Here a bisector is thus a line of equal distances seen from the two Lines in question.
But the locus of equal distances from a Line and an Arc is a Parabola.

The center of the intended rounding is then the intersection of the normal and the Parabola.

A Parabola can be drawn with the Control Point Spline tool using degree 2 and 3 points, as not closed.
Correct placement of the 3 points is the key problem but perfectly doable.

How correct the intersection of a Spline and a Line is calculated will be a next issue.
This is mostly close enough to be usable. :slight_smile:

  • = - = - = - = - = - = - = - = - = - = -

I have a custom tool that draws the locus of equal distances between:
Point-Point, Point-Line, Line-Line, Point-Arc, Line-Arc and Arc-Arc.

Line-Line looks easy enough although an endless bisector is only true for endless intersecting lines.
Where a line segment ends it is no longer a Line-Line case, instead it is a Line-Point case.
And beyond the end of the other line segment it becomes a Point-Point case.
All very similar with a limited Arc-segment and its endings.
But then:
For Arc-Arc not tangentially connected the locus would be a Hyperbola.
Did not find a good method to mold a Spline to mimic such a Hyperbola shape.
Basically a limitation of the Splines supported by QCAD.
For now it is an approximation based on 12 trial points.

Not correct enough in my book and thus unfinished or not ready to propose the tool as an addition.

Regards,
CVH

Yeah I just figure that out. Hints why I deleted it. Um, at the limit of the curve just draw a line segment toward the base with it being like .0004 on the curve then just extending it outwards towards the base and just use that. It’s like almost spot on that if I zoom in the lines are thicker than the gap.

It’s within the preciseness of qcad with .00000001 pension. It’s slightly off but that’s where it places the intersection with a bisecting line. Granted, if you zoom in far enough see things will be misaligned naturally but after so many decimal places sooner or later you are just going to be on the atomic scale anyways so it doesn’t matter.

PS. This method took me like 7 hours straight with a trail and error approach.

A very rough approximation.
As you mention yourself, it is not connected, not tangent, … It only looks like that.

QCAD has no method to draw the tangent to the curved line at the intersection with the offset (dotted)
But you can exploit ‘Line Orthogonal’ (LO) twice.
The tangent and the normal are 90° rotated and are orthogonal.

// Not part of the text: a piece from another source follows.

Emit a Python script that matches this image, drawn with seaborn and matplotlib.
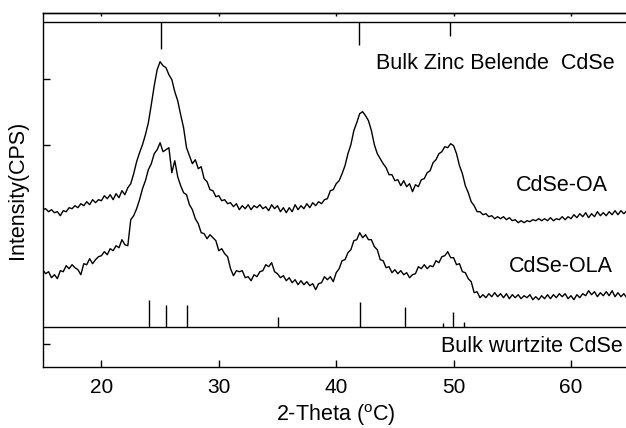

LO, indicate the curve (L-click), and the intersection with the offset (L-click).
Back (R-click)
Indicate the normal entity just created (L-click), and the intersection with the offset (L-click).
Handle it further as a Line-Line case as in the initial answer.

You will end up with the intended center of the rounding.
On the normal to the curve and as one point on the mentioned Parabola.
Meaning that you can solve this for a unique case.
Solved as utterly correct without ‘guessing’.

Regards,
CVH

I can hatch it so to qcad it’s connected

Being connected is within a tolerance.
The boundary is simple forced to be closed.
And that in a manner beyond your control.

The Hatched area ends at the vector art what has no thickness.
Surrounding entities have a Lineweight and will mask any incompleteness.